Franchises are attractive to the first time business owner. They are sort of like one of those home theatres in a box. The business owner doesn’t have to pick individual components and make sure they work together. The franchisor has already determined all of that. The franchisee has to take the training, follow the instructions and the business should operate successfully.

This can be true in many situations but not in all of them. Franchises should be investigated with a level of due diligence that compares to that done for the purchase of an existing private business. You are going to be investing a lot of time and money into this franchise so make sure you have your eyes wide open going in.

The first thing I would consider is the strength of the brand. Is the brand so strong it will automatically drive sales? Is it just a regional brand that has no customer awareness in your area? The answers to these questions will have a big impact on the value of the franchise and the effort you will have to expend to build business.

How strong is the management system? Is the system really strong in that all franchised outlets are run identically with a consistent customer experience or is there wide variation between locations? How well run is the franchisor’s head office?

What is the return on your investment? Will you get a sufficient return for the risk you are taking? There is no point getting involved in a franchise to basically buy a job for yourself. You could take a job somewhere and get paid the same amount with no investment at risk.

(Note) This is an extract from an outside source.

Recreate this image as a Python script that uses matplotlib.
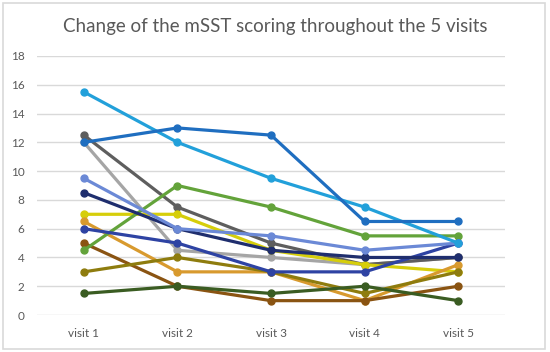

Look at the overall industry and identify any trends that could affect you. Are there competitors that are starting to rise up to provide a real challenge? Talk to franchisees and get revenue and cost data from them. Don’t rely on proforma financials from the franchisor.

Talk to your banker. If the bank has a formal franchise package for your particular franchise that is a very good sign. It means that the franchisor has a relationship with the bank and there might be buy-back agreements or other agreements between the two parties that will make your loan application process much easier.

Most of all, make sure you have a passion for the business. If the business doesn’t interest you, it doesn’t matter whether it’s a franchise or a private business, you won’t have the drive to succeed during the tough times.